The researchers used target goals established in the 2016 Paris agreement on climate change as their model for emission scenarios. The agreement, signed by nearly 200 countries, aims to greatly reduce global greenhouse gas emissions to limit the global temperature increase in this century to 3.6 degrees Fahrenheit.
Under the low emissions scenario, the Waterloo study found, the number of “reliable” host cities increases from one to eight, including Salt Lake City, Lake Placid, N.Y., and Vancouver.
Knowles and her co-authors interviewed more than 300 winter sport athletes and coaches to build guidelines for what constitutes fair and safe conditions. Although most recreational skiers and snowboarders dream of powder, competitors at the highest levels often do best in icy conditions.
“If it’s an icy, consistent, solid surface, that track is going to be the exact same whether you’re running first or you’re running 80th,” Knowles said. “But if you’ve got powder … and you’re cutting into the surface … the course just basically changes throughout, so it can create these unfair conditions as well as it can be unsafe.”

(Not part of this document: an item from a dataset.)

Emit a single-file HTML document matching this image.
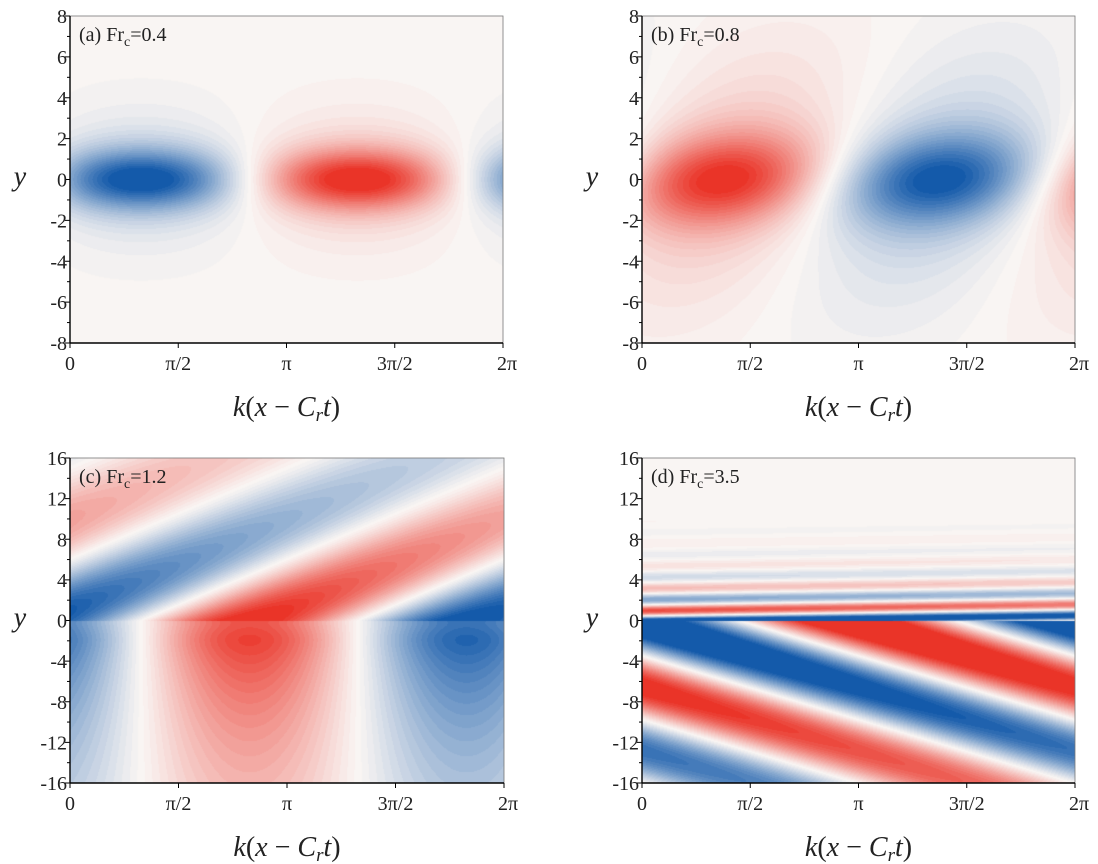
<!DOCTYPE html>
<html><head><meta charset="utf-8">
<style>
html,body{margin:0;padding:0;background:#fff;}
#wrap{position:relative;width:1098px;height:864px;overflow:hidden;font-family:"Liberation Serif",serif;}
canvas{position:absolute;}
svg{position:absolute;left:0;top:0;}
</style></head>
<body>
<div id="wrap">
<canvas id="cA"></canvas>
<canvas id="cB"></canvas>
<canvas id="cC"></canvas>
<canvas id="cD"></canvas>
<svg id="ax" width="1098" height="864"></svg>
</div>
<script>
// ---- data (per-panel parameters) ----
const panelIds = ["a","b","c","d"];
const frValues = ["0.4","0.8","1.2","3.5"];
const yMax = [8, 8, 16, 16];
const yMajorStep = [2, 2, 4, 4];
const nodePhase = [2.6, -0.4, 2.6, 1.4];
const tiltUpper = [0, 0.12, 0.35, 0.1];
const tiltLower = [0, 0.12, 0, -0.5];
const coreWidth = [2.2, 5, 16, 30];
const tailWidth = [10, 40, 13, 2.4];
const colorGain = [1.05, 1.0, 1.1, 1.35];
const xTickLabels = ["0","π/2","π","3π/2","2π"];
const xTickValues = [0, Math.PI/2, Math.PI, 3*Math.PI/2, 2*Math.PI];

// layout
const boxes = [
  {l:70,t:16,w:433,h:327,c:"cA"},
  {l:642,t:16,w:433,h:327,c:"cB"},
  {l:70,t:458,w:434,h:325,c:"cC"},
  {l:642,t:458,w:433,h:325,c:"cD"}
];
const WHITE=[249,245,243], RED=[234,52,40], BLUE=[20,90,170];

function field(i,x,y){
  const n=nodePhase[i];
  if(i===0){
    return Math.sin(x-n)*(0.8*Math.exp(-y*y/coreWidth[0])+0.25*Math.exp(-y*y/tailWidth[0]));
  }
  if(i===1){
    return Math.sin(x-n-tiltUpper[1]*y)*(0.75*Math.exp(-y*y/coreWidth[1])+0.3*Math.exp(-y*y/tailWidth[1]));
  }
  if(i===2){
    if(y<0) return Math.cos(x-n)*Math.exp(y/coreWidth[2])*(1-0.2*Math.exp(-y*y/2));
    return Math.cos(x-n-tiltUpper[2]*y)*Math.exp(-y/tailWidth[2]);
  }
  if(y<0) return Math.sin(x-n-tiltLower[3]*y)*Math.exp(y/coreWidth[3]);
  return Math.sin(2*Math.PI*(y-tiltUpper[3]*x)/2.2-1.29)*Math.exp(-y/tailWidth[3]);
}

boxes.forEach((b,i)=>{
  const cv=document.getElementById(b.c);
  cv.width=b.w; cv.height=b.h;
  cv.style.left=b.l+"px"; cv.style.top=b.t+"px";
  const ctx=cv.getContext("2d");
  const img=ctx.createImageData(b.w,b.h);
  for(let py=0;py<b.h;py++){
    const y=yMax[i]-(py+0.5)/b.h*2*yMax[i];
    for(let px=0;px<b.w;px++){
      const x=(px+0.5)/b.w*2*Math.PI;
      let v=field(i,x,y)*colorGain[i];
      let t=Math.min(1,Math.abs(v));
      t=Math.pow(Math.round(t*22)/22,1.2);
      const e=v>=0?RED:BLUE;
      const k=(py*b.w+px)*4;
      for(let c=0;c<3;c++) img.data[k+c]=Math.round(WHITE[c]+(e[c]-WHITE[c])*t);
      img.data[k+3]=255;
    }
  }
  ctx.putImageData(img,0,0);
});

// ---- axes ----
const svg=document.getElementById("ax");
const NS="http://www.w3.org/2000/svg";
function mk(tag,attrs,parent){const e=document.createElementNS(NS,tag);for(const a in attrs)e.setAttribute(a,attrs[a]);(parent||svg).appendChild(e);return e;}

boxes.forEach((b,i)=>{
  const g=mk("g",{});
  
  
  mk("rect",{x:b.l,y:b.t,width:b.w,height:b.h,fill:"none",stroke:"#777","stroke-width":0.8},g);
  mk("line",{x1:b.l,y1:b.t,x2:b.l,y2:b.t+b.h,stroke:"#000","stroke-width":1.4},g);
  mk("line",{x1:b.l,y1:b.t+b.h,x2:b.l+b.w,y2:b.t+b.h,stroke:"#000","stroke-width":1.4},g);
  const ys=v=>b.t+(yMax[i]-v)/(2*yMax[i])*b.h;
  const xs=v=>b.l+v/(2*Math.PI)*b.w;
  const st=yMajorStep[i];
  for(let v=-yMax[i];v<=yMax[i]+1e-9;v+=st/2){
    const major=Math.abs(v/st-Math.round(v/st))<1e-6;
    mk("line",{x1:b.l-(major?5:3),y1:ys(v),x2:b.l,y2:ys(v),stroke:"#000","stroke-width":1},g);
    if(major){
      const t=mk("text",{x:b.l-3,y:ys(v)+7,"text-anchor":"end","font-size":20,fill:"#222"},g);
      t.textContent=String(v);
      
      
    }
  }
  xTickValues.forEach((v,j)=>{
    mk("line",{x1:xs(v),y1:b.t+b.h,x2:xs(v),y2:b.t+b.h+5,stroke:"#000","stroke-width":1},g);
    const t=mk("text",{x:xs(v)+(j===4?4:0),y:b.t+b.h+27,"text-anchor":"middle","font-size":20,fill:"#222"},g);
    t.textContent=xTickLabels[j];
    
    
  });
  // panel label
  const lab=mk("text",{x:b.l+9,y:b.t+25,"font-size":20,fill:"#222"},g);
  
  
  lab.appendChild(document.createTextNode("("+panelIds[i]+") Fr"));
  const sub=mk("tspan",{"font-size":14,dy:5},lab); sub.textContent="c";
  const rest=mk("tspan",{dy:-5},lab); rest.textContent="="+frValues[i];
  // y title
  const yt=mk("text",{x:b.l-50,y:b.t+b.h/2+6,"font-size":28,"font-style":"italic",fill:"#222","text-anchor":"middle"},g);
  yt.textContent="y";
  
  
  // x title
  const xt=mk("text",{x:b.l+b.w/2,y:b.t+b.h+73,"font-size":28,fill:"#222","text-anchor":"middle"},g);
  
  
  const parts=[["k","i"],["(","n"],["x","i"],[" − ","n"],["C","i"]];
  parts.forEach(p=>{const s=mk("tspan",{"font-style":p[1]==="i"?"italic":"normal"},xt);s.textContent=p[0];});
  const r=mk("tspan",{"font-style":"italic","font-size":19,dy:5},xt); r.textContent="r";
  const tt=mk("tspan",{"font-style":"italic",dy:-5},xt); tt.textContent="t";
  const cp=mk("tspan",{},xt); cp.textContent=")";
});
</script>
</body></html>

Wet snow, rain and relatively high temperatures make for some of the most unsafe and unfair competition conditions. Sochi, Palisades Tahoe in California, Chamonix in France and Garmisch-Partenkirchen in Germany are most vulnerable to these unfavorable conditions, the study said.
Knowles acknowledges the challenges as global temperatures rise, but she believes it’s in the spirit of the Olympics to meet the emission goals in the Paris climate agreement.
“I think there’s a lot of hope, but also (it) still requires a lot of pressure from people to push our governments to meet them,” Knowles said. “And I think that’s kind of where the Olympics is a really good case study on it. It’s this thing that brings the world together.”